EDIT: dmesg says nothing at that point, also the system load is < 1.0, so it is completely unclear what happens and why

Tell people what software (which version of OpenWrt and created by whom) that your R4 is running. So that ppl will have a better idea and chime in if they know something about the issue (or no issue for them).

I doubt it’s relevant, but if you really want to know: openwrt on master branch, compiled by myself

you can turn on debug messages. see [BPI-R4] bad switch performance in upload - #12 by frank-w

maybe that helps to figure out whats going on behind the scenes

so far, I couldn’t find anything yet, but the idea is interesting. What also seems interesting (for now) is that the listed command

ethtool -A lan1 autoneg off rx off tx off

seems to fix things … it’s too early to say, but it seems more reliable now. Does that point to anything?

its a known problem, yeah… auto negotiation is somehow broken, but it should impact immediately, not after some GB. at least thats what i noticed.

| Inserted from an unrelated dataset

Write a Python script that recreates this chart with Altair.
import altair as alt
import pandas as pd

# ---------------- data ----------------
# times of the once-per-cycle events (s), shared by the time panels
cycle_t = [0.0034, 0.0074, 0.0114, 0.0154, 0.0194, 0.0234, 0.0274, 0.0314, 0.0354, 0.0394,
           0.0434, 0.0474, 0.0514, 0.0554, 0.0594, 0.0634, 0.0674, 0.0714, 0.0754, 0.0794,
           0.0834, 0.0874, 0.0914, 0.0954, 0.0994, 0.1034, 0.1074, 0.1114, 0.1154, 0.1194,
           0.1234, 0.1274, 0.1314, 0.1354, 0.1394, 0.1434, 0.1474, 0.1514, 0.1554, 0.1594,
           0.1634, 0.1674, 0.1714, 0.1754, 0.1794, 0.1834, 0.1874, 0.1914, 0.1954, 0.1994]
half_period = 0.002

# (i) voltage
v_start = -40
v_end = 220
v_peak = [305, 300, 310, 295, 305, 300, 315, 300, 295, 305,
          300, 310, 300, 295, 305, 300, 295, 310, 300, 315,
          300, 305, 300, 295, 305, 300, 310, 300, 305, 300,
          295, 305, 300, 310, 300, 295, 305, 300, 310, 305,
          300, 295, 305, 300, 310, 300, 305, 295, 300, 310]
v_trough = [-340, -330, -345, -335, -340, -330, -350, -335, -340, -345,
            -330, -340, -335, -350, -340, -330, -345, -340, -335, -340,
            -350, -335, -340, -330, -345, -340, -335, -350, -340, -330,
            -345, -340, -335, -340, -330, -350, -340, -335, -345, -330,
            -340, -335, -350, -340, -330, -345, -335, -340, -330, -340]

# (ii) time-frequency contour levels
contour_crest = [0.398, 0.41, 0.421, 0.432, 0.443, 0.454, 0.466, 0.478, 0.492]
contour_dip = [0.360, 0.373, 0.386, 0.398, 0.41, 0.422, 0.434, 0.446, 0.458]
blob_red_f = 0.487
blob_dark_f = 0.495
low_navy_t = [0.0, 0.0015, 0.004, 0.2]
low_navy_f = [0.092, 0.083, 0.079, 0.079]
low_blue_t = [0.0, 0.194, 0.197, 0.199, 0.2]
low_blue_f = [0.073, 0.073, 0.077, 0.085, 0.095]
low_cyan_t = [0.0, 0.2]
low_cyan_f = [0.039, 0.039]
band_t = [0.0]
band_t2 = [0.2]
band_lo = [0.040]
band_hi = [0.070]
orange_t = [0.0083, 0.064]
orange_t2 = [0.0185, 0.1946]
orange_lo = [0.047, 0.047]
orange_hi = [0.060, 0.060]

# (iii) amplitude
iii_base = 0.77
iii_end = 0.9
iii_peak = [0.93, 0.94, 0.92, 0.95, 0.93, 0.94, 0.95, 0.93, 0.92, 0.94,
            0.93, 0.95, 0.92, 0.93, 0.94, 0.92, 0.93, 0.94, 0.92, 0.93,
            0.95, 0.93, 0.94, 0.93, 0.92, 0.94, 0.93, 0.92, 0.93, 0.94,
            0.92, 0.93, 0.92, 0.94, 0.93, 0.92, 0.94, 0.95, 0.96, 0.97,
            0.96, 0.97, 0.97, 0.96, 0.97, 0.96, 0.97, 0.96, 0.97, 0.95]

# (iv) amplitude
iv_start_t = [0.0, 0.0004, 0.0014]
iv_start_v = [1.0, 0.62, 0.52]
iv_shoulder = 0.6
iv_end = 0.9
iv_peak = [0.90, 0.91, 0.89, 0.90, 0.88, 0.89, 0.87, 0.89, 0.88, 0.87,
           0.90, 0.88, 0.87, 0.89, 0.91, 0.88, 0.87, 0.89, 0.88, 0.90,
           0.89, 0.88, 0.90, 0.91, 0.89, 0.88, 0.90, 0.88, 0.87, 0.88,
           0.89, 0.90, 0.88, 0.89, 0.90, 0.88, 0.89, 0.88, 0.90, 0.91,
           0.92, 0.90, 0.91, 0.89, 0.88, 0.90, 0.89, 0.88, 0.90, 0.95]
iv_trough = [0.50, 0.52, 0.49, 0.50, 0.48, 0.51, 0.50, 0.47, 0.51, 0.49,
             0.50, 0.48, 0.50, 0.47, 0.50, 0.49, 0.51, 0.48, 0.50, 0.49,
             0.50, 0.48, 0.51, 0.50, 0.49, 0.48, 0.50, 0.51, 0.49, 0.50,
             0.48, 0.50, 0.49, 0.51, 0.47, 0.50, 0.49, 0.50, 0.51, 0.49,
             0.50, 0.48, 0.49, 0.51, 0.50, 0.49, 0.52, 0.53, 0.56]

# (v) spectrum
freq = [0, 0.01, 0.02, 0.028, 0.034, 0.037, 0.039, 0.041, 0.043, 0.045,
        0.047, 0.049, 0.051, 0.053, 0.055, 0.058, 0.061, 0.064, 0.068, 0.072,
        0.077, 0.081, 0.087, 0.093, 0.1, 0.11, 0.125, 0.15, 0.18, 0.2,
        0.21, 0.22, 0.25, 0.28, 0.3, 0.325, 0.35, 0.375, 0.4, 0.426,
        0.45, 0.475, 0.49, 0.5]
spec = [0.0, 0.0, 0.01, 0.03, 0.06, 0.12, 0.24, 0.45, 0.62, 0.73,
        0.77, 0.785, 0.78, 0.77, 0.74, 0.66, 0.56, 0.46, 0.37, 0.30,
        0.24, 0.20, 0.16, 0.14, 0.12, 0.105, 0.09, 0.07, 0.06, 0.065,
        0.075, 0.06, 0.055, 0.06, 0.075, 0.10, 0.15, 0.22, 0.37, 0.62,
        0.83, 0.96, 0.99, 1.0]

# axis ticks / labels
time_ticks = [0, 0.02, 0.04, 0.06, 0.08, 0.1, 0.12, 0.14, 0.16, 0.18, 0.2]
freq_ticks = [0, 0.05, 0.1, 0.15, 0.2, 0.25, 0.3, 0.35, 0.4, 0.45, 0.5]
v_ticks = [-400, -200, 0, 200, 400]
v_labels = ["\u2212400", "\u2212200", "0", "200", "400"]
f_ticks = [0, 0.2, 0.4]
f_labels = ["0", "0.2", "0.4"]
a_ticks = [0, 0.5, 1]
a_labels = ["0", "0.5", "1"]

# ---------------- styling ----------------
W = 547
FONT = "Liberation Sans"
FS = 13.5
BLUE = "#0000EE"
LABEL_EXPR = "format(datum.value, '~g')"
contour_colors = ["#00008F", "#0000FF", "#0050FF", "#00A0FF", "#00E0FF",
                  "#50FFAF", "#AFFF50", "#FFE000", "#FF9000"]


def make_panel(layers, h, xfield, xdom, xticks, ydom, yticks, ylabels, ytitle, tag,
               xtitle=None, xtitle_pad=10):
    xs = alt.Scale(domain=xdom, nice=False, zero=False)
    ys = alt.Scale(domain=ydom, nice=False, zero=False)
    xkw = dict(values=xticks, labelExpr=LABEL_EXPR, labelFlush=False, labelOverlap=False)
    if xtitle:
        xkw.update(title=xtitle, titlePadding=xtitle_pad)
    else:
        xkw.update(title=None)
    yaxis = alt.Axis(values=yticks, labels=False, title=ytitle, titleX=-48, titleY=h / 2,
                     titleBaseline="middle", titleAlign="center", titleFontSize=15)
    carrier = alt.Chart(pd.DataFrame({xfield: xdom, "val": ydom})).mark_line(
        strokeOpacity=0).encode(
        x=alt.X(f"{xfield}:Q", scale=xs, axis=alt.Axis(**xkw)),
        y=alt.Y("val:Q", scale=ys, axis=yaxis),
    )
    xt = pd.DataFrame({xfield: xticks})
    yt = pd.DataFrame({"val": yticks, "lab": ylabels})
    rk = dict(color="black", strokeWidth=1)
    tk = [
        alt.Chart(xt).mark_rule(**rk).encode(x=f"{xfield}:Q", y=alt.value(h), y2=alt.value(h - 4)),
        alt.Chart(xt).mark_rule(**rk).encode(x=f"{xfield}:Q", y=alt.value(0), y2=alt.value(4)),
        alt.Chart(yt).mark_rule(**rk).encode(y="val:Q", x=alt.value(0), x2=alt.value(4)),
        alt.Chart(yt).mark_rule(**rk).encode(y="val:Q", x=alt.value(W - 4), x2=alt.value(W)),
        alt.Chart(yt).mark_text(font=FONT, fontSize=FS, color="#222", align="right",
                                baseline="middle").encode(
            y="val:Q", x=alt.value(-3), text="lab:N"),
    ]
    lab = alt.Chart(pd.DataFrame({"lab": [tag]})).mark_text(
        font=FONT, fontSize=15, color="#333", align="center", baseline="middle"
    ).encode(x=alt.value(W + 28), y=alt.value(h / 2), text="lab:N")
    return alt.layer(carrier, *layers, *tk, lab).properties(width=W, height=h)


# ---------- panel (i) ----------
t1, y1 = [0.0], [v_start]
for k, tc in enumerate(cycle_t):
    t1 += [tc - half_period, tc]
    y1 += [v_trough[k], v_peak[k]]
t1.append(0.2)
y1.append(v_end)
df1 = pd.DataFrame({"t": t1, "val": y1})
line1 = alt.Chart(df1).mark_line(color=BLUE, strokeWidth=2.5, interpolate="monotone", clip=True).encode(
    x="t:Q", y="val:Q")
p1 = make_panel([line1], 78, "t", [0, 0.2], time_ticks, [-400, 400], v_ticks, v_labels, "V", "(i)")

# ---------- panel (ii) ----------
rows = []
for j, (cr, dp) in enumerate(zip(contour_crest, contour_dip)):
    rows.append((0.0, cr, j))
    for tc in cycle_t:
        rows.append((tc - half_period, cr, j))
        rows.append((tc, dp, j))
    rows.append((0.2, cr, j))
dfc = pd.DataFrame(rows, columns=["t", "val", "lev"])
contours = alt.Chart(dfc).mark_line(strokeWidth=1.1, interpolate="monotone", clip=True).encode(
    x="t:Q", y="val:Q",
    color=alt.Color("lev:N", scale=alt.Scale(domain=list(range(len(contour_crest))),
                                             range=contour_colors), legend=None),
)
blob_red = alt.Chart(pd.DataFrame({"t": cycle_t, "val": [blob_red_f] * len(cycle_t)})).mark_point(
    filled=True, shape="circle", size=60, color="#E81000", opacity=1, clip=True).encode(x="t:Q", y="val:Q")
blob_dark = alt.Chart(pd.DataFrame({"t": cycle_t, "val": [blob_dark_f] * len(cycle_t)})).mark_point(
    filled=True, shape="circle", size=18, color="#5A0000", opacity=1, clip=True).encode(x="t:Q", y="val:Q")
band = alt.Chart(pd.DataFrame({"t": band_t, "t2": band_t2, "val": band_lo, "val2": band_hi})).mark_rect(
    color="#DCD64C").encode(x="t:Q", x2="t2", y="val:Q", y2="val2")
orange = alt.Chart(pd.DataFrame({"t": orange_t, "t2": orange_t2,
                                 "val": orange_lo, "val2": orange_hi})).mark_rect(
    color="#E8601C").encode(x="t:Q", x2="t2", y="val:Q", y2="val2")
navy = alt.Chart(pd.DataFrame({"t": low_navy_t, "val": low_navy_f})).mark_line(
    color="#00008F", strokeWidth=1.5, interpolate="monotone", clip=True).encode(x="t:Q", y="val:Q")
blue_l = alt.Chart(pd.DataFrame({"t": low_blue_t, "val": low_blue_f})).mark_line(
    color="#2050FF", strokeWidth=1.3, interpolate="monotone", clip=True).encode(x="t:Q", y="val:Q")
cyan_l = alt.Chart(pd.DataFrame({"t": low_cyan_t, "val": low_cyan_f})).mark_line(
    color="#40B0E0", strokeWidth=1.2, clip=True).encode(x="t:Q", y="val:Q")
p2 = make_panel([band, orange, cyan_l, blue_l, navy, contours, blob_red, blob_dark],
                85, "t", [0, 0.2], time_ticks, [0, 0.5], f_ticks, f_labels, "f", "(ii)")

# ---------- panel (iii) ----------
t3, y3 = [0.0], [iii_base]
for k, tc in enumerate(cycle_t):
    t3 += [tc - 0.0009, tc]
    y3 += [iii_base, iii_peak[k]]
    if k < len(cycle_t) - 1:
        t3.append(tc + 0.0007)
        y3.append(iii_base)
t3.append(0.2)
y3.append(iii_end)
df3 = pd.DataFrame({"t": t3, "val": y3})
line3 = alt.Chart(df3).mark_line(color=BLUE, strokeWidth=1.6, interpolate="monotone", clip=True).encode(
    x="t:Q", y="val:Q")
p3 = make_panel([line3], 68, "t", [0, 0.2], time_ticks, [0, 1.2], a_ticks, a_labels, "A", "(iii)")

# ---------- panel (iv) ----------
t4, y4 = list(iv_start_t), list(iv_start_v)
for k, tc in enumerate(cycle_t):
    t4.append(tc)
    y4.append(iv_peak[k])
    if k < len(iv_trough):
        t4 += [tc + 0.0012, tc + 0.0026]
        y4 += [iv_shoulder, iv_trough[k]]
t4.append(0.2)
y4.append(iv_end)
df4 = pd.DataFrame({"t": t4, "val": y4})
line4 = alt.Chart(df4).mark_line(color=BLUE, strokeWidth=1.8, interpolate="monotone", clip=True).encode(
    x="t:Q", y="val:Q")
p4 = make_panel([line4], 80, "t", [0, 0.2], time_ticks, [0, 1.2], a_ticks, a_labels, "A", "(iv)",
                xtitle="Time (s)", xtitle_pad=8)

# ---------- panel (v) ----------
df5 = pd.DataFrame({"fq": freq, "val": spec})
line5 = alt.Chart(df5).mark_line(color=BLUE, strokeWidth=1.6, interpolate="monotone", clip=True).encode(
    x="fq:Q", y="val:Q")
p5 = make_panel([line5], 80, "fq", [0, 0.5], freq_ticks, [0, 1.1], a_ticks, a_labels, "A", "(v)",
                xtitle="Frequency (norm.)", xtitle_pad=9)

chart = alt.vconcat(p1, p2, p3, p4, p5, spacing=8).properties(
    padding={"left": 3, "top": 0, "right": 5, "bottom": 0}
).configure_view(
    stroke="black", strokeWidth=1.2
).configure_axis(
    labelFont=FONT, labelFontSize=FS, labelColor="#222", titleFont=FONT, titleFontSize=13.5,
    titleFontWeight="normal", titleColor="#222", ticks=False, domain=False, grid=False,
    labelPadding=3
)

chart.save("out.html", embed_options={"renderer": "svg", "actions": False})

autoneg is known to be broken for some SFP as 2g5 is not part of autoneg spec. but i wonder why you have this on a DSA switch port…how does ethtool look like when the issue shows up? normally autoneg is only used when a new link came up…once the link is established, autoneg is not done. so you need to have at least a link down/up.

afaik its not (only) related to sfp. i have an autonegotiation problem on lan1-lan4 and dont have 2g5. sfp works perfectly fine on my side.

Maybe there’s some power-saving on the client pc negotiating for a lower link speed, or EEE. I’ll have a look

Mhm,but autoneg handling for sfp is afaik in mac/pcs driver and for rj45-ports in dsa driver (mt7530). Strange that then 2 drivers may have the same issue.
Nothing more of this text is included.